* BEGIN DATA SHOWN *
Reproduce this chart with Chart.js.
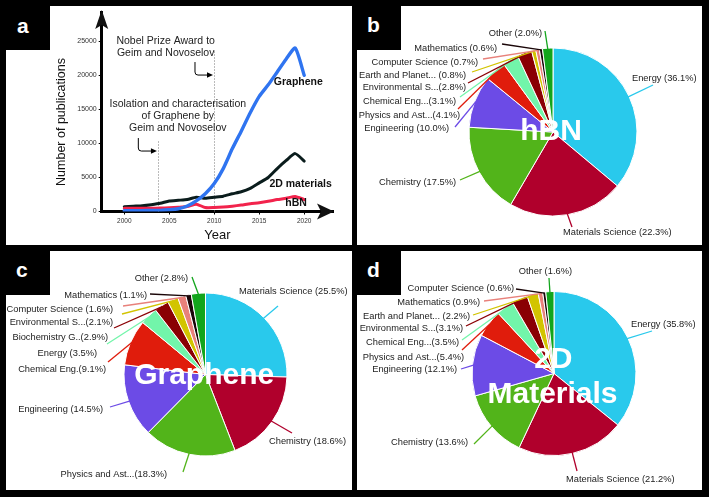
<!DOCTYPE html>
<html>
<head>
<meta charset="utf-8">
<title>Graphene, hBN and 2D materials publications</title>
<script src="https://cdn.jsdelivr.net/npm/chart.js@4.4.1/dist/chart.umd.min.js"></script>
<style>
  html, body { margin: 0; padding: 0; background: #000; }
  body { position: relative; width: 709px; height: 497px; overflow: hidden; font-family: "Liberation Sans", Arial, sans-serif; }
  .panel { position: absolute; background: #fff; }
  .tab { position: absolute; width: 44px; height: 44px; background: #000; }
  .tag { position: absolute; color: #fff; font-weight: bold; font-size: 21px; line-height: 21px; }
  canvas { position: absolute; left: 0; top: 0; }
</style>
</head>
<body>
<div class="panel" style="left:6px;top:6px;width:346px;height:239px"></div>
<div class="panel" style="left:357px;top:6px;width:345px;height:239px"></div>
<div class="panel" style="left:6px;top:251px;width:346px;height:239px"></div>
<div class="panel" style="left:357px;top:251px;width:345px;height:239px"></div>
<div class="tab" style="left:6px;top:6px"></div>
<div class="tab" style="left:357px;top:6px"></div>
<div class="tab" style="left:6px;top:251px"></div>
<div class="tab" style="left:357px;top:251px"></div>
<div class="tag" style="left:17px;top:15px">a</div>
<div class="tag" style="left:367px;top:14px">b</div>
<div class="tag" style="left:16px;top:259px">c</div>
<div class="tag" style="left:367px;top:259px">d</div>
<canvas id="trendChart" width="709" height="497"></canvas>
<canvas id="hbnChart" width="709" height="497"></canvas>
<canvas id="grapheneChart" width="709" height="497"></canvas>
<canvas id="materialsChart" width="709" height="497"></canvas>
<script>
var FONT = '"Liberation Sans", Arial, Helvetica, sans-serif';
Chart.defaults.font.family = FONT;
Chart.defaults.animation = false;

// ---- panel a: publications per year ----
var years = [2000, 2001, 2002, 2003, 2004, 2005, 2006, 2007, 2008, 2009, 2010,
             2011, 2012, 2013, 2014, 2015, 2016, 2017, 2018, 2019, 2020];
var grapheneCounts = [100, 110, 130, 150, 170, 250, 400, 800, 1550, 2600, 4100,
                      6300, 9200, 11800, 14500, 16900, 18600, 20500, 22400, 24000, 20000];
var materials2dCounts = [700, 780, 850, 1000, 1200, 1550, 1650, 1750, 2100, 1950, 2100,
                         2250, 2600, 2900, 3400, 4200, 5000, 6300, 7500, 8500, 7400];
var hbnCounts = [470, 470, 480, 480, 500, 550, 620, 720, 1080, 580, 580,
                 650, 780, 950, 1150, 1300, 1500, 1750, 1950, 2200, 1750];
var yearTicks = [2000, 2005, 2010, 2015, 2020];
var countTicks = [0, 5000, 10000, 15000, 20000, 25000];

// milestones (year, how high the dotted line goes)
var markerYears = [2003.7, 2010];
var markerTops = [10500, 23700];
var noteLines = [
  ['Nobel Prize Award to', 'Geim and Novoselov'],
  ['Isolation and characterisation', 'of Graphene by', 'Geim and Novoselov']
];
var noteAnchors = [[2004.6, 25080], [2005.95, 15790]];
var arrowPaths = [[2007.86, 21950, 20040, 2009.86], [2001.56, 10790, 8880, 2003.63]];
var seriesTags = [['Graphene', 2019.35, 18960], ['2D materials', 2019.6, 4040], ['hBN', 2019.1, 1290]];

function points(values) {
  return values.map(function (v, i) { return { x: years[i], y: v }; });
}

var trendDecor = {
  id: 'trendDecor',
  beforeDatasetsDraw: function (chart) {
    var ctx = chart.ctx, xs = chart.scales.x, ys = chart.scales.y;
    ctx.save();
    ctx.strokeStyle = '#777';
    ctx.lineWidth = 1;
    ctx.setLineDash([1, 2]);
    markerYears.forEach(function (yr, i) {
      var x = Math.round(xs.getPixelForValue(yr)) + 0.5;
      ctx.beginPath();
      ctx.moveTo(x, ys.getPixelForValue(0));
      ctx.lineTo(x, ys.getPixelForValue(markerTops[i]));
      ctx.stroke();
    });
    ctx.restore();
  },
  afterDraw: function (chart) {
    var ctx = chart.ctx, xs = chart.scales.x, ys = chart.scales.y, area = chart.chartArea;
    ctx.save();
    // notes
    ctx.fillStyle = '#222';
    ctx.font = '10.5px ' + FONT;
    ctx.textAlign = 'center';
    ctx.textBaseline = 'middle';
    noteLines.forEach(function (lines, n) {
      var x = xs.getPixelForValue(noteAnchors[n][0]);
      var y = ys.getPixelForValue(noteAnchors[n][1]);
      lines.forEach(function (t, k) { ctx.fillText(t, x, y + k * 12); });
    });
    // bent arrows
    ctx.strokeStyle = '#000';
    ctx.fillStyle = '#000';
    ctx.lineWidth = 1;
    arrowPaths.forEach(function (a) {
      var x0 = xs.getPixelForValue(a[0]), y0 = ys.getPixelForValue(a[1]);
      var y1 = ys.getPixelForValue(a[2]), x1 = xs.getPixelForValue(a[3]);
      ctx.beginPath();
      ctx.moveTo(x0, y0);
      ctx.lineTo(x0, y1 - 3);
      ctx.quadraticCurveTo(x0, y1, x0 + 3, y1);
      ctx.lineTo(x1 - 5, y1);
      ctx.stroke();
      ctx.beginPath();
      ctx.moveTo(x1, y1);
      ctx.lineTo(x1 - 6, y1 - 2.8);
      ctx.lineTo(x1 - 6, y1 + 2.8);
      ctx.closePath();
      ctx.fill();
    });
    // series names
    ctx.fillStyle = '#111';
    ctx.font = 'bold 10.5px ' + FONT;
    seriesTags.forEach(function (s) {
      ctx.fillText(s[0], xs.getPixelForValue(s[1]), ys.getPixelForValue(s[2]));
    });
    // axis arrow heads
    ctx.beginPath();
    ctx.moveTo(area.left, area.top - 2);
    ctx.lineTo(area.left - 6.5, area.top + 17);
    ctx.lineTo(area.left, area.top + 13);
    ctx.lineTo(area.left + 6.5, area.top + 17);
    ctx.closePath();
    ctx.fill();
    ctx.beginPath();
    ctx.moveTo(area.right + 1, area.bottom);
    ctx.lineTo(area.right - 16, area.bottom - 8);
    ctx.lineTo(area.right - 12, area.bottom);
    ctx.lineTo(area.right - 16, area.bottom + 8);
    ctx.closePath();
    ctx.fill();
    // y axis title
    ctx.translate(62, 122);
    ctx.rotate(-Math.PI / 2);
    ctx.font = '12.5px ' + FONT;
    ctx.fillText('Number of publications', 0, 0);
    ctx.restore();
  }
};

function plainNumber(value) { return String(value); }

new Chart(document.getElementById('trendChart'), {
  type: 'line',
  data: {
    datasets: [
      { label: 'Graphene', data: points(grapheneCounts), borderColor: '#2f74f0', borderWidth: 3.4 },
      { label: 'hBN', data: points(hbnCounts), borderColor: '#f2234c', borderWidth: 3 },
      { label: '2D materials', data: points(materials2dCounts), borderColor: '#0a1c1c', borderWidth: 3 }
    ]
  },
  options: {
    responsive: false,
    layout: { padding: { left: 6, top: 12, right: 376, bottom: 252 } },
    elements: {
      point: { radius: 0 },
      line: { tension: 0.2, borderJoinStyle: 'round', borderCapStyle: 'round' }
    },
    plugins: { legend: { display: false }, tooltip: { enabled: false } },
    scales: {
      x: {
        type: 'linear',
        min: 1997.49,
        max: 2023.2,
        afterBuildTicks: function (axis) { axis.ticks = yearTicks.map(function (v) { return { value: v }; }); },
        afterFit: function (scale) { scale.height = 33.5; },
        ticks: { font: { size: 6.5 }, color: '#333', padding: 3, maxRotation: 0, callback: plainNumber },
        grid: { drawOnChartArea: false, tickLength: 3, color: '#000' },
        border: { width: 3, color: '#000' },
        title: { display: true, text: 'Year', font: { size: 13 }, color: '#111', padding: { top: 0, bottom: 2 } }
      },
      y: {
        type: 'linear',
        min: 0,
        max: 29300,
        afterBuildTicks: function (axis) { axis.ticks = countTicks.map(function (v) { return { value: v }; }); },
        afterFit: function (scale) { scale.width = 95.7; },
        ticks: { font: { size: 7 }, color: '#333', padding: 2, callback: plainNumber },
        grid: { drawOnChartArea: false, tickLength: 3, color: '#000' },
        border: { width: 3, color: '#000' }
      }
    }
  },
  plugins: [trendDecor]
});

// ---- panels b, c, d: subject areas ----
var sliceColors = ['#29c9ec', '#b0002c', '#52b41a', '#6c4be6', '#e01c0c', '#72f5aa',
                   '#8a0004', '#d2c400', '#e8817b', '#1a0608', '#12a51c'];

var hbnFields = ['Energy', 'Materials Science', 'Chemistry', 'Engineering', 'Physics and Ast...',
                 'Chemical Eng...', 'Environmental S...', 'Earth and Planet... ', 'Computer Science',
                 'Mathematics', 'Other'];
var hbnShares = [36.1, 22.3, 17.5, 10.0, 4.1, 3.1, 2.8, 0.8, 0.7, 0.6, 2.0];

var grapheneFields = ['Materials Science', 'Chemistry', 'Physics and Ast...', 'Engineering',
                      'Chemical Eng.', 'Energy', 'Biochemistry G..', 'Environmental S...',
                      'Computer Science', 'Mathematics', 'Other'];
var grapheneShares = [25.5, 18.6, 18.3, 14.5, 9.1, 3.5, 2.9, 2.1, 1.6, 1.1, 2.8];

var materials2dFields = ['Energy', 'Materials Science', 'Chemistry', 'Engineering', 'Physics and Ast...',
                         'Chemical Eng...', 'Environmental S...', 'Earth and Planet... ', 'Mathematics',
                         'Computer Science', 'Other'];
var materials2dShares = [35.8, 21.2, 13.6, 12.1, 5.4, 3.5, 3.1, 2.2, 0.9, 0.6, 1.6];

// label placement: text x, text y, align, leader end x, leader end y (page pixels)
var hbnLabelSpots = [
  [632, 78, 'left', 653, 85], [563, 232, 'left', 572, 227], [456, 182, 'right', 460, 180],
  [449, 128, 'right', 455, 127], [460, 115, 'right', 458, 109], [456, 101, 'right', 460, 97],
  [466, 87, 'right', 468, 83], [466, 75, 'right', 472, 72], [478, 62, 'right', 483, 59],
  [497, 48, 'right', 502, 44], [542, 33, 'right', 545, 31]
];
var grapheneLabelSpots = [
  [239, 291, 'left', 278, 306], [269, 441, 'left', 292, 433], [167, 474, 'right', 183, 472],
  [103, 409, 'right', 110, 407], [106, 369, 'right', 108, 362], [97, 353, 'right', 107, 344],
  [108, 337, 'right', 114, 328], [113, 322, 'right', 122, 314], [113, 309, 'right', 123, 306],
  [147, 295, 'right', 150, 294], [188, 278, 'right', 192, 277]
];
var materials2dLabelSpots = [
  [631, 324, 'left', 652, 331], [566, 479, 'left', 577, 471], [468, 442, 'right', 474, 444],
  [457, 369, 'right', 461, 369], [464, 357, 'right', 462, 350], [459, 342, 'right', 462, 340],
  [463, 328, 'right', 466, 326], [470, 316, 'right', 473, 315], [480, 302, 'right', 484, 301],
  [514, 288, 'right', 516, 289], [572, 271, 'right', 549, 278]
];

function sliceLabel(name, share) {
  var sep = /[. ]$/.test(name) ? '' : ' ';
  return name + sep + '(' + share.toFixed(1) + '%)';
}

function pieDecor(spots, title, titleOffsets) {
  return {
    id: 'pieDecor',
    afterDatasetsDraw: function (chart) {
      var ctx = chart.ctx;
      var arcs = chart.getDatasetMeta(0).data;
      var ds = chart.data.datasets[0];
      var names = chart.data.labels;
      ctx.save();
      arcs.forEach(function (arc, i) {
        var p = arc.getProps(['x', 'y', 'startAngle', 'endAngle', 'outerRadius']);
        var mid = (p.startAngle + p.endAngle) / 2;
        var s = spots[i];
        ctx.strokeStyle = ds.backgroundColor[i];
        ctx.lineWidth = 1.3;
        ctx.beginPath();
        ctx.moveTo(p.x + Math.cos(mid) * (p.outerRadius - 1), p.y + Math.sin(mid) * (p.outerRadius - 1));
        ctx.lineTo(s[3], s[4]);
        ctx.stroke();
        ctx.fillStyle = '#222';
        ctx.font = '9.3px ' + FONT;
        ctx.textAlign = s[2];
        ctx.textBaseline = 'middle';
        ctx.fillText(sliceLabel(names[i], ds.data[i]), s[0], s[1]);
      });
      var c = arcs[0].getProps(['x', 'y']);
      ctx.fillStyle = '#fff';
      ctx.font = 'bold 30px ' + FONT;
      ctx.textAlign = 'center';
      ctx.textBaseline = 'alphabetic';
      title.forEach(function (t, k) {
        ctx.fillText(t, c.x + titleOffsets[k][0], c.y + titleOffsets[k][1]);
      });
      ctx.restore();
    }
  };
}

function makePie(canvasId, fields, shares, padding, spots, title, titleOffsets) {
  return new Chart(document.getElementById(canvasId), {
    type: 'pie',
    data: {
      labels: fields,
      datasets: [{ data: shares, backgroundColor: sliceColors, borderColor: '#fff', borderWidth: 1 }]
    },
    options: {
      responsive: false,
      layout: { padding: padding },
      plugins: { legend: { display: false }, tooltip: { enabled: false } }
    },
    plugins: [pieDecor(spots, title, titleOffsets)]
  });
}

makePie('hbnChart', hbnFields, hbnShares,
  { left: 468.5, top: 47.5, right: 71.5, bottom: 280.5 },
  hbnLabelSpots, ['hBN'], [[-2, 8]]);
makePie('grapheneChart', grapheneFields, grapheneShares,
  { left: 123.5, top: 292.5, right: 421.5, bottom: 40.5 },
  grapheneLabelSpots, ['Graphene'], [[-1.3, 9.8]]);
makePie('materialsChart', materials2dFields, materials2dShares,
  { left: 471.5, top: 291, right: 72.5, bottom: 41 },
  materials2dLabelSpots, ['2D', 'Materials'], [[-0.7, -5.2], [-1.5, 29.8]]);
</script>
</body>
</html>
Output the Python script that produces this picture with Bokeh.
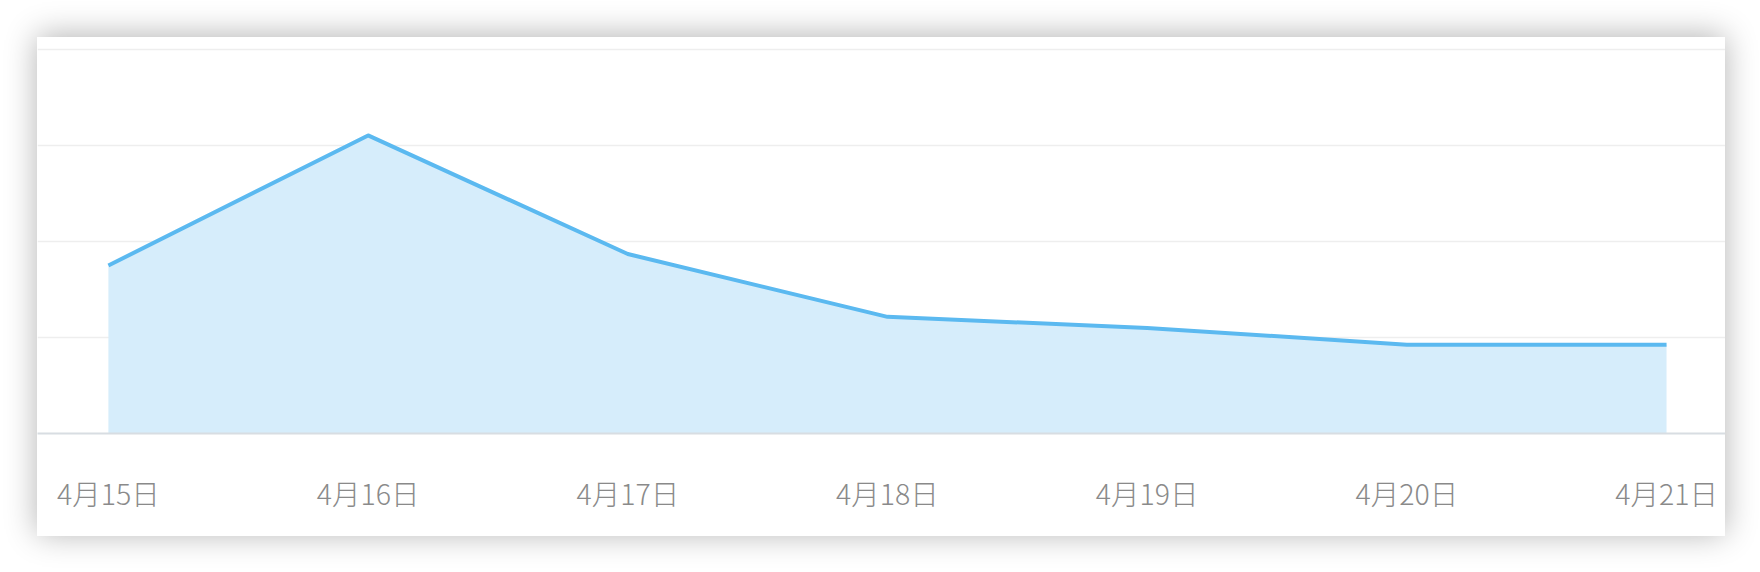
* END DATA SHOWN *
WHAT TO PRODUCE | Above are the records. Identify each line that contains the word "script".

ANSWER TO THIS PROBLEM |
<script src="https://cdn.jsdelivr.net/npm/chart.js@4.4.1/dist/chart.umd.min.js"></script>
<script>
</script>
Output the Python script that produces this picture with Bokeh.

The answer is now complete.